_What is required_:
Pictures are excluded. Copy exactly, and only, the lines from the one containing "Generate a Python" through the one containing "cut_x = [32, 500, 1650]", both ends included.

_Records provided_:
------------
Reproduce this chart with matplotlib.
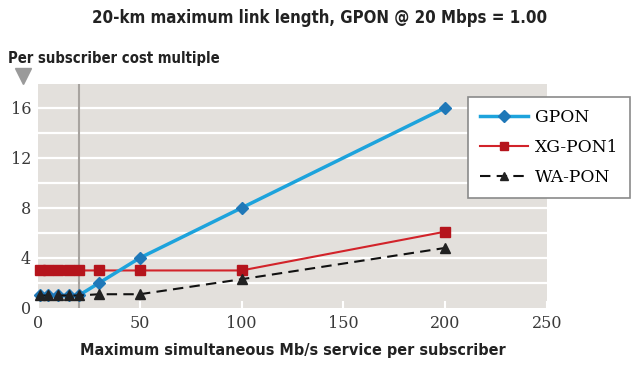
------------
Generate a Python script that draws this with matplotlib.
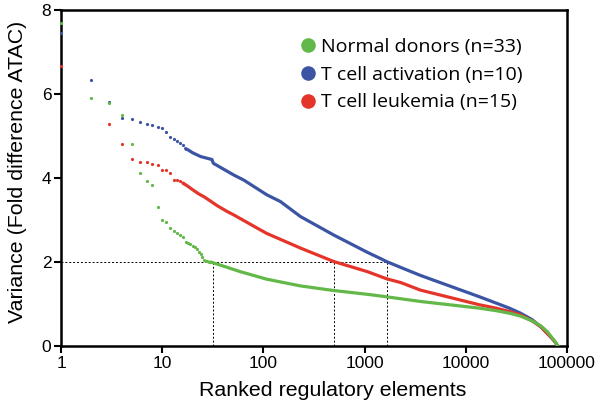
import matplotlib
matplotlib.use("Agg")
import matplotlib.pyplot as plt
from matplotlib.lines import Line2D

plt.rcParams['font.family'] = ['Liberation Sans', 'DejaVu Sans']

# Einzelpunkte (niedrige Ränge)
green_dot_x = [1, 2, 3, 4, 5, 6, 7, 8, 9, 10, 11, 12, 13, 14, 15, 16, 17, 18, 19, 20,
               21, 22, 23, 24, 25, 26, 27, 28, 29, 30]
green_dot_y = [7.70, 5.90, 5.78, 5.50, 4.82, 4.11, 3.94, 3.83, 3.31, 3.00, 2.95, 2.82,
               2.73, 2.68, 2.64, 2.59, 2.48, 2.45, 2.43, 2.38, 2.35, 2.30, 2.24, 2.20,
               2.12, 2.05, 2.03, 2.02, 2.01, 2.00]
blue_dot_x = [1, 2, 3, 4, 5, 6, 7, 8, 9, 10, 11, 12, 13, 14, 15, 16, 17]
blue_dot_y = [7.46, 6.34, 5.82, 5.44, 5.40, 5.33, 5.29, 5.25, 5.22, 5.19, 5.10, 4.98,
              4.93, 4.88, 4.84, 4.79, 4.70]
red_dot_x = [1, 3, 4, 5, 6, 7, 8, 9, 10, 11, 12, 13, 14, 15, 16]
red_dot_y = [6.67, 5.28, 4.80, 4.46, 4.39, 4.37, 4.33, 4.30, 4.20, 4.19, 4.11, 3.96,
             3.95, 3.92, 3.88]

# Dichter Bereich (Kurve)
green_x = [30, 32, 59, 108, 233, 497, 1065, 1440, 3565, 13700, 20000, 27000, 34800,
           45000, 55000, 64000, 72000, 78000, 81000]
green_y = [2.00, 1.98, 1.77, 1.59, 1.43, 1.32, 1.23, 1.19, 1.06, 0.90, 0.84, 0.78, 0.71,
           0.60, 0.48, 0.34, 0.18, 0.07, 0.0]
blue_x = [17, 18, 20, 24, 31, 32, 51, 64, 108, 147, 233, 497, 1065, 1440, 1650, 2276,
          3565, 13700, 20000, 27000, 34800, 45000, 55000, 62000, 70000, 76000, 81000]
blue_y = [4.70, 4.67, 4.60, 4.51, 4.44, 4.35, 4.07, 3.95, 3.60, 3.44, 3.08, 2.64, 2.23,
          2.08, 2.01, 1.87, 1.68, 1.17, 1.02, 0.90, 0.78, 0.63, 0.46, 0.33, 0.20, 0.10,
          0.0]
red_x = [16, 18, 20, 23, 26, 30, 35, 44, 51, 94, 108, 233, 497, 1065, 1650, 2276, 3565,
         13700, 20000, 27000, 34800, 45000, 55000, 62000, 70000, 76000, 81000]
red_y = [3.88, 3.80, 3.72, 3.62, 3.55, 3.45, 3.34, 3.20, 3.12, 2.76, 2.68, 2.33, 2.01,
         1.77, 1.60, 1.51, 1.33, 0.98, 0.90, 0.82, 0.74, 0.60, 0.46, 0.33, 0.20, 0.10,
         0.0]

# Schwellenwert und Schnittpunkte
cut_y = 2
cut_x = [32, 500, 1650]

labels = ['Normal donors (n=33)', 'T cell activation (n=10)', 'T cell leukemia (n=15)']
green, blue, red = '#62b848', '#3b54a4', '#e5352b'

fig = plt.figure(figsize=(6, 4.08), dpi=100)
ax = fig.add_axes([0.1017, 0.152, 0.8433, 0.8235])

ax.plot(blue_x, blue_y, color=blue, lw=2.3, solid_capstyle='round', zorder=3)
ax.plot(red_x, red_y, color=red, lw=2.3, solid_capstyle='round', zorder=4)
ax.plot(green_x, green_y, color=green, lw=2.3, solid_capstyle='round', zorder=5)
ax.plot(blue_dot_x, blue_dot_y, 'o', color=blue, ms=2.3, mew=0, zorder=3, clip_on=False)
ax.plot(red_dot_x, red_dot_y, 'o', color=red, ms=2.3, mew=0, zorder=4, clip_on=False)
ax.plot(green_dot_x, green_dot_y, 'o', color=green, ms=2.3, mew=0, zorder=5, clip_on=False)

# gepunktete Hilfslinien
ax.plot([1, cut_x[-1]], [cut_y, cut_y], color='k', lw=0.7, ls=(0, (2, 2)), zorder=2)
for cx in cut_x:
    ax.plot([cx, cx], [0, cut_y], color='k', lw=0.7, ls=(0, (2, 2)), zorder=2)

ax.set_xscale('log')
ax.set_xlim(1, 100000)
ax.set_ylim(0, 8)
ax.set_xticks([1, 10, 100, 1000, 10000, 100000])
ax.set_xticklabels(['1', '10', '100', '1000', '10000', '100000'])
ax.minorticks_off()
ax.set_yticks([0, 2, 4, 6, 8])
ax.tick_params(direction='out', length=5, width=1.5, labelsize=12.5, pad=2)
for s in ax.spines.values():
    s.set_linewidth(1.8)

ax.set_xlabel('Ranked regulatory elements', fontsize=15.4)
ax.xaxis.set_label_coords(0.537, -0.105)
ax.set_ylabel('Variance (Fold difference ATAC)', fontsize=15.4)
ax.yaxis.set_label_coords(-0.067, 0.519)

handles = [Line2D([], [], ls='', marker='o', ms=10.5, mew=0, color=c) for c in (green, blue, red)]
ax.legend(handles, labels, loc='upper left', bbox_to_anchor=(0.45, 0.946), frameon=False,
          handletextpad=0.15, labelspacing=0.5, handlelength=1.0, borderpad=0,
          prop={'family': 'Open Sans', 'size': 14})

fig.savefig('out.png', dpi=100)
------------
_Result below_:
Generate a Python script that draws this with matplotlib.
import matplotlib
matplotlib.use("Agg")
import matplotlib.pyplot as plt
from matplotlib.lines import Line2D

plt.rcParams['font.family'] = ['Liberation Sans', 'DejaVu Sans']

# Einzelpunkte (niedrige Ränge)
green_dot_x = [1, 2, 3, 4, 5, 6, 7, 8, 9, 10, 11, 12, 13, 14, 15, 16, 17, 18, 19, 20,
               21, 22, 23, 24, 25, 26, 27, 28, 29, 30]
green_dot_y = [7.70, 5.90, 5.78, 5.50, 4.82, 4.11, 3.94, 3.83, 3.31, 3.00, 2.95, 2.82,
               2.73, 2.68, 2.64, 2.59, 2.48, 2.45, 2.43, 2.38, 2.35, 2.30, 2.24, 2.20,
               2.12, 2.05, 2.03, 2.02, 2.01, 2.00]
blue_dot_x = [1, 2, 3, 4, 5, 6, 7, 8, 9, 10, 11, 12, 13, 14, 15, 16, 17]
blue_dot_y = [7.46, 6.34, 5.82, 5.44, 5.40, 5.33, 5.29, 5.25, 5.22, 5.19, 5.10, 4.98,
              4.93, 4.88, 4.84, 4.79, 4.70]
red_dot_x = [1, 3, 4, 5, 6, 7, 8, 9, 10, 11, 12, 13, 14, 15, 16]
red_dot_y = [6.67, 5.28, 4.80, 4.46, 4.39, 4.37, 4.33, 4.30, 4.20, 4.19, 4.11, 3.96,
             3.95, 3.92, 3.88]

# Dichter Bereich (Kurve)
green_x = [30, 32, 59, 108, 233, 497, 1065, 1440, 3565, 13700, 20000, 27000, 34800,
           45000, 55000, 64000, 72000, 78000, 81000]
green_y = [2.00, 1.98, 1.77, 1.59, 1.43, 1.32, 1.23, 1.19, 1.06, 0.90, 0.84, 0.78, 0.71,
           0.60, 0.48, 0.34, 0.18, 0.07, 0.0]
blue_x = [17, 18, 20, 24, 31, 32, 51, 64, 108, 147, 233, 497, 1065, 1440, 1650, 2276,
          3565, 13700, 20000, 27000, 34800, 45000, 55000, 62000, 70000, 76000, 81000]
blue_y = [4.70, 4.67, 4.60, 4.51, 4.44, 4.35, 4.07, 3.95, 3.60, 3.44, 3.08, 2.64, 2.23,
          2.08, 2.01, 1.87, 1.68, 1.17, 1.02, 0.90, 0.78, 0.63, 0.46, 0.33, 0.20, 0.10,
          0.0]
red_x = [16, 18, 20, 23, 26, 30, 35, 44, 51, 94, 108, 233, 497, 1065, 1650, 2276, 3565,
         13700, 20000, 27000, 34800, 45000, 55000, 62000, 70000, 76000, 81000]
red_y = [3.88, 3.80, 3.72, 3.62, 3.55, 3.45, 3.34, 3.20, 3.12, 2.76, 2.68, 2.33, 2.01,
         1.77, 1.60, 1.51, 1.33, 0.98, 0.90, 0.82, 0.74, 0.60, 0.46, 0.33, 0.20, 0.10,
         0.0]

# Schwellenwert und Schnittpunkte
cut_y = 2
cut_x = [32, 500, 1650]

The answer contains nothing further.